Foster care system in Manatee County has urgent need for more foster parents.
On Jan. 1, 2014, Mia Pompey woke up and asked herself, “What is my purpose?”
As a family support worker at the Sarasota YMCA’s Safe Children Coalition, she wondered, “I work in this, so why can’t I give back?”
Now, the Heritage Harbour resident is in her sixth year as a foster parent.
Kristen Kandel, recruitment specialist with the Safe Children Coalition, said about 1,500 children are being served by the coalition across Sarasota, Manatee and DeSoto counties. There were 96 children waiting in shelters or group care who need foster homes as of Feb. 5, and there’s a need for more foster parents, she said.
“There’s so many people who can make a difference,” Kandel said. “We really do have a need.”
Kandel also noted that of the children who are placed into a permanent home, 89% in Manatee County and 93.4% in Sarasota County do not re-enter foster care within 12 months of their placement.
Pompey, who has three children of her own, helps address the need. In her time as foster parent, she has fostered 12 children. She said her instructions were to treat them as her own.
“How could you not?” she asked.
Pompey and her best friend, Carlton Arms’ Desiree Brown, met when they worked at a youth shelter. They are now both therapeutic foster parents, with Brown being a foster parent for about two years. As therapeutic foster parents, they received additional training in the process, and they take in children who might have higher needs. That might include mental health or behavioral needs.
"Nobody wants the troubled kids. That’s all right. I’ll take them. I’ve been working with at-risk kids for 15 years."
— Desiree Brown, foster parent
“It’s a little bit more than the average foster parent would deal with,” Kandel said. “Some kids just have hard needs.”
Pompey and Brown, who are both family support workers for the Safe Children Coalition, were licensed through a subcontractor for the Safe Children Coalition, Camelot Community Care, to avoid a conflict of interest.
The decision to be licensed as a therapeutic foster parent was simple for Brown.
“Everybody wants the normal kids,” she said. “Nobody wants the troubled kids. That’s all right. I’ll take them. I’ve been working with at-risk kids for 15 years.”

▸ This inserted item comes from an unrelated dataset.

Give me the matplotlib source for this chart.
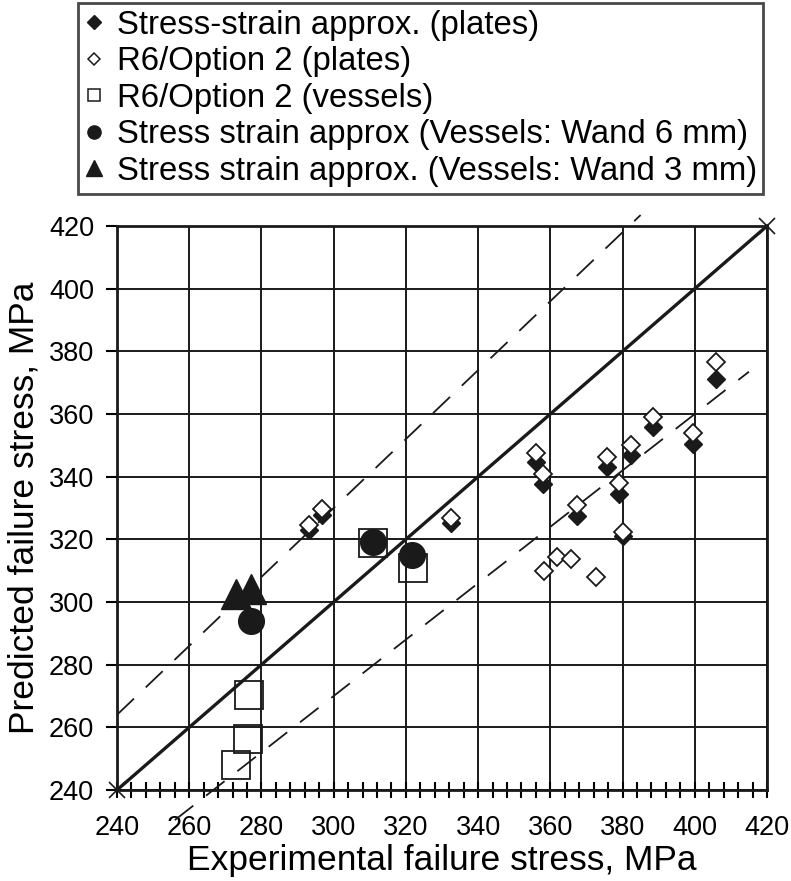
import matplotlib
matplotlib.use("Agg")
import matplotlib.pyplot as plt
from matplotlib.lines import Line2D
from matplotlib.ticker import MultipleLocator

plt.rcParams['font.family'] = ['Liberation Sans', 'DejaVu Sans']

# ---- data ----
ss_plates_x = [293.3, 296.9, 332.4, 356.0, 358.0, 367.3, 375.6, 379.0, 380.0, 382.4, 388.3, 399.6, 405.9]
ss_plates_y = [323.0, 327.8, 325.1, 344.6, 337.7, 327.5, 343.0, 334.5, 321.0, 346.9, 355.7, 350.4, 371.3]

r6_plates_x = [293.3, 296.9, 332.4, 356.0, 358.0, 367.3, 375.6, 379.0, 380.0, 382.4, 388.3, 399.6, 405.9,
               358.2, 361.8, 365.6, 372.6]
r6_plates_y = [324.6, 329.6, 326.7, 347.7, 340.9, 331.0, 346.4, 337.9, 322.4, 350.0, 358.9, 353.8, 376.7,
               310.0, 314.5, 313.8, 308.1]

r6_vessels_x = [276.6, 276.4, 272.9, 311.0, 322.0]
r6_vessels_y = [270.3, 256.3, 248.0, 318.7, 310.8]

ss_v6_x = [277.0, 311.0, 321.8]
ss_v6_y = [294.0, 319.3, 315.0]

ss_v3_x = [273.0, 277.0]
ss_v3_y = [302.5, 304.0]

# reference lines: perfect agreement and +/-10 % bands
diag_x = [240, 420]
upper_factor = 1.1
upper_x = [240, 385]
lower_factor = 0.9
lower_x = [256, 415]

labels = ["Stress-strain approx. (plates)",
          "R6/Option 2 (plates)",
          "R6/Option 2 (vessels)",
          "Stress strain approx (Vessels: Wand 6 mm)",
          "Stress strain approx. (Vessels: Wand 3 mm)"]

ticks = list(range(240, 421, 20))

# ---- figure ----
fig = plt.figure(figsize=(7.91, 8.81), dpi=100)
ax = fig.add_axes([117/791, 1-790/881, 650/791, 564/881])

ax.set_xlim(240, 420)
ax.set_ylim(240, 420)
ax.set_xticks(ticks)
ax.set_yticks(ticks)
ax.xaxis.set_minor_locator(MultipleLocator(4))
ax.grid(True, color='#1a1a1a', lw=1.4, zorder=0)
ax.set_axisbelow(True)

for s in ax.spines.values():
    s.set_linewidth(2.0)
    s.set_color('#1a1a1a')

ax.tick_params(axis='x', which='both', direction='inout', length=11, width=1.5,
               labelsize=19.5, pad=12.5)
ax.tick_params(axis='y', which='major', direction='out', length=8, width=1.5,
               labelsize=19.5, pad=8.5)

# lines
ax.plot(diag_x, diag_x, color='#1a1a1a', lw=2.4, zorder=2, clip_on=False)
ax.plot(diag_x, diag_x, ls='none', marker='x', ms=11, mew=1.2, color='#1a1a1a',
        clip_on=False, zorder=2)
ax.plot(upper_x, [upper_factor*v for v in upper_x], color='#1a1a1a', lw=1.3,
        dashes=(13, 9), clip_on=False, zorder=2)
ax.plot(lower_x, [lower_factor*v for v in lower_x], color='#1a1a1a', lw=1.3,
        dashes=(13, 9), clip_on=False, zorder=2)

# points
ax.plot(ss_plates_x, ss_plates_y, ls='none', marker='D', ms=9, color='#1a1a1a',
        mec='#1a1a1a', zorder=3)
ax.plot(r6_plates_x, r6_plates_y, ls='none', marker='D', ms=9, mfc='white',
        mec='#1a1a1a', mew=1.3, zorder=4)
ax.plot(r6_vessels_x, r6_vessels_y, ls='none', marker='s', ms=20, mfc='none',
        mec='#1a1a1a', mew=1.3, zorder=3)
ax.plot(ss_v6_x, ss_v6_y, ls='none', marker='o', ms=18.5, color='#1a1a1a', zorder=4)
ax.plot(ss_v3_x, ss_v3_y, ls='none', marker='^', ms=22, color='#1a1a1a', zorder=4)

ax.set_xlabel("Experimental failure stress, MPa", fontsize=25.5, labelpad=2)
ax.set_ylabel("Predicted failure stress, MPa", fontsize=25.5, labelpad=6)

# legend
handles = [
    Line2D([], [], ls='none', marker='D', ms=6.8, color='#1a1a1a'),
    Line2D([], [], ls='none', marker='D', ms=6.5, mfc='white', mec='#1a1a1a', mew=1.1),
    Line2D([], [], ls='none', marker='s', ms=9, mfc='white', mec='#1a1a1a', mew=1.1),
    Line2D([], [], ls='none', marker='o', ms=9.5, color='#1a1a1a'),
    Line2D([], [], ls='none', marker='^', ms=11, color='#1a1a1a'),
]
leg = fig.legend(handles, labels, loc='upper left', bbox_to_anchor=(78/791, 1-3/881),
                 fontsize=23.7, frameon=True, fancybox=False, handlelength=0.57,
                 handletextpad=0.4, borderpad=0.2, labelspacing=0.17,
                 borderaxespad=0)
leg.get_frame().set_edgecolor('#1a1a1a')
leg.get_frame().set_linewidth(2.0)

fig.savefig("out.png", dpi=100)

Brown’s sentiment appears to be true. There’s a higher number of traditional foster home beds — the number of children that can be fostered — licensed by the Safe Children Coalition compared to the number of therapeutic foster home beds (318 to 45), according to the Florida Department of Children and Families. Statewide, the trend persists (9,916 to 928).
Both Brown and Pompey have had their share of crises during their time as foster parents.
One of Brown’s foster children, a 9-year-old boy, went through a phase where he threw a tantrum every time he didn’t get his way. He’d kick and scream and hit himself, but Brown was there to help.
“I would have to sit and hug him for one, two, three, four hours until he fell asleep,” she said.
Pompey’s foster kids had similar tantrums, but each expressed their emotions differently, and Pompey had to handle them differently. Some needed space, others she also had to sit and hold and get them to calm down out of their emotionally tense moment.
“You have to take a deep breath, first of all, and get them to calm down,” she said.
Brown echoed that, noting that she finds her motivation in seeing the change and growth in a child.
“If I’m going to help them, I’m going to go all out,” she said.
While the number of licensed foster homes in the Safe Children Coalition network is among the highest ever at 197 homes caring for 271 children as of November, there’s still a need for more foster parents, Kandel said.